Material provided:
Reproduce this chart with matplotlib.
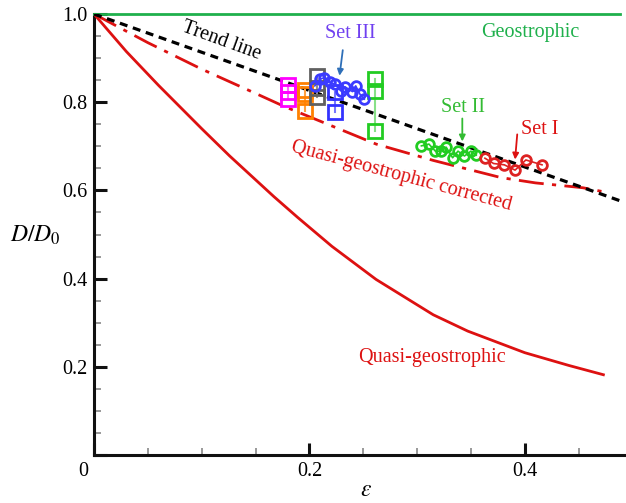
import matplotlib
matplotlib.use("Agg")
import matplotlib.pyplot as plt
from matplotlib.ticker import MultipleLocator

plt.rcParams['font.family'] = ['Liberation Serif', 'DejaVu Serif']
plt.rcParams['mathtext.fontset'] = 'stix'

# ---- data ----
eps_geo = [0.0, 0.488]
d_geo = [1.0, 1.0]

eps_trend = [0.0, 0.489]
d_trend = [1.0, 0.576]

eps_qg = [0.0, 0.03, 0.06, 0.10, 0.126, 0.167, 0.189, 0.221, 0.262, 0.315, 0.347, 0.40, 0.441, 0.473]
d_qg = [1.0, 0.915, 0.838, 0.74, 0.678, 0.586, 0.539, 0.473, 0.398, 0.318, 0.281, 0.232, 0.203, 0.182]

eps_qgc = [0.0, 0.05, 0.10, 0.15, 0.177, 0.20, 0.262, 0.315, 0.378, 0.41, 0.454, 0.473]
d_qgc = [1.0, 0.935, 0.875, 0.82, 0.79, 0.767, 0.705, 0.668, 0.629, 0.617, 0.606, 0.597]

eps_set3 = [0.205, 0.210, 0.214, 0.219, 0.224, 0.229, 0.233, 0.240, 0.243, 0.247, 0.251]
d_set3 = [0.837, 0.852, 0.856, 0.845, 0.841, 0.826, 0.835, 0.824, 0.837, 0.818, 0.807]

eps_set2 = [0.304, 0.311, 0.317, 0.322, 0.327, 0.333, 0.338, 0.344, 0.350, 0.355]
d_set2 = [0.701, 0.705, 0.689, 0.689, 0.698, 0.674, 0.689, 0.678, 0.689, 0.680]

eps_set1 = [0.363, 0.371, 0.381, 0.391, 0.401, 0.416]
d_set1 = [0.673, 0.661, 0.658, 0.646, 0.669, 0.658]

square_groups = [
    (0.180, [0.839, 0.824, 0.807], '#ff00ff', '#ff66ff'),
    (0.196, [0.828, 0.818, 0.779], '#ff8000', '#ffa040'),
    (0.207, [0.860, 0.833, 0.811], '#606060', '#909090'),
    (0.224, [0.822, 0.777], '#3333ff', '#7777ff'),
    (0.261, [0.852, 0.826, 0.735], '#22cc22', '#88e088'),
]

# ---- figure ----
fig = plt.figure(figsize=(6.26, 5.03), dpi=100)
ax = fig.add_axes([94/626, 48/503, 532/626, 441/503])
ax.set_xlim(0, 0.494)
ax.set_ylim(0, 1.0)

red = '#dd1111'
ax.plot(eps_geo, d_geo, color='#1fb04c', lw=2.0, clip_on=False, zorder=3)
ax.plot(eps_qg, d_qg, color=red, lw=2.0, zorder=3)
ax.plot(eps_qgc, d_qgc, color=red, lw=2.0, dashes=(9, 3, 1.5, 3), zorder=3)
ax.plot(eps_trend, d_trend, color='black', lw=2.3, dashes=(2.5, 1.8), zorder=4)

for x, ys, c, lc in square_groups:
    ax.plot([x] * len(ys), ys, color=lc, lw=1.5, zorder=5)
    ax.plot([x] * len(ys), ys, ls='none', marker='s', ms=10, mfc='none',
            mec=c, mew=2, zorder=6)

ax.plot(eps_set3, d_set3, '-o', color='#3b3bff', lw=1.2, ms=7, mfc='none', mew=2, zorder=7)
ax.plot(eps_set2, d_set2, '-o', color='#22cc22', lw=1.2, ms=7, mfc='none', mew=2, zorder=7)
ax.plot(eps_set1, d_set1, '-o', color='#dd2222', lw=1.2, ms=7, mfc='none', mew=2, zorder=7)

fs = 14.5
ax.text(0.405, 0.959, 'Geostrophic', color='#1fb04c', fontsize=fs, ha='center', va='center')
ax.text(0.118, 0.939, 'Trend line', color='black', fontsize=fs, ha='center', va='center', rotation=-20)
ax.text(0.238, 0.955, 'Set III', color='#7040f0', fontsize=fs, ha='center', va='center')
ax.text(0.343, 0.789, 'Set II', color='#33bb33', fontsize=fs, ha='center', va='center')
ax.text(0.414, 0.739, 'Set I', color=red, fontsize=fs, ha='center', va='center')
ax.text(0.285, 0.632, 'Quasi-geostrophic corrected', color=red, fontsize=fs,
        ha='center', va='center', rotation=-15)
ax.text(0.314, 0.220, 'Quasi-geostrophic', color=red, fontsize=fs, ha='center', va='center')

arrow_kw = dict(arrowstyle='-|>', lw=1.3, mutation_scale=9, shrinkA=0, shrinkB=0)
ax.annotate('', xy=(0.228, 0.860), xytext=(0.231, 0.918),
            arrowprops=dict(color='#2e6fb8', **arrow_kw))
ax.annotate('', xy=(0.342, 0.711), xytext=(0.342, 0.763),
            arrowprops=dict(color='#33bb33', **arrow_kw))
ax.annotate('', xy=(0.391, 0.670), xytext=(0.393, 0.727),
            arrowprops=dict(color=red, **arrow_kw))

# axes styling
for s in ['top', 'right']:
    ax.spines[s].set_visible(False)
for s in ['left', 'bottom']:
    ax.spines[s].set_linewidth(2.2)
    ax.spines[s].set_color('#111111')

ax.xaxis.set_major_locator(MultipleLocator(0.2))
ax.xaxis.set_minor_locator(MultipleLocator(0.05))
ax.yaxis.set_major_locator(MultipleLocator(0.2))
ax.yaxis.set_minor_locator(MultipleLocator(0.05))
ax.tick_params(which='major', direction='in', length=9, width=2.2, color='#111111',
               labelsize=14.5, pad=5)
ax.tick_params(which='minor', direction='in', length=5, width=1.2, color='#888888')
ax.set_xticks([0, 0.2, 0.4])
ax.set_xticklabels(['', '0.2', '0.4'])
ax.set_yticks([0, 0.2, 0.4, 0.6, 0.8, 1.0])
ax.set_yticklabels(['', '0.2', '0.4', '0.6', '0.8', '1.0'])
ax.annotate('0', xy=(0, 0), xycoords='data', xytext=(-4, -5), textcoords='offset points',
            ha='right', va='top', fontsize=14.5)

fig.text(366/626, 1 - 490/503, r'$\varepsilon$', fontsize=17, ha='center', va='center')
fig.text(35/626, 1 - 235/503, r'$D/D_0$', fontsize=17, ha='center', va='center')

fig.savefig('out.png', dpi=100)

Your instructions: Please restate the material above line by line, exactly, beginning at its first line and ending with the line that contains "d_trend = [1.0, 0.576]", without any pictures.

Solution:
Reproduce this chart with matplotlib.
import matplotlib
matplotlib.use("Agg")
import matplotlib.pyplot as plt
from matplotlib.ticker import MultipleLocator

plt.rcParams['font.family'] = ['Liberation Serif', 'DejaVu Serif']
plt.rcParams['mathtext.fontset'] = 'stix'

# ---- data ----
eps_geo = [0.0, 0.488]
d_geo = [1.0, 1.0]

eps_trend = [0.0, 0.489]
d_trend = [1.0, 0.576]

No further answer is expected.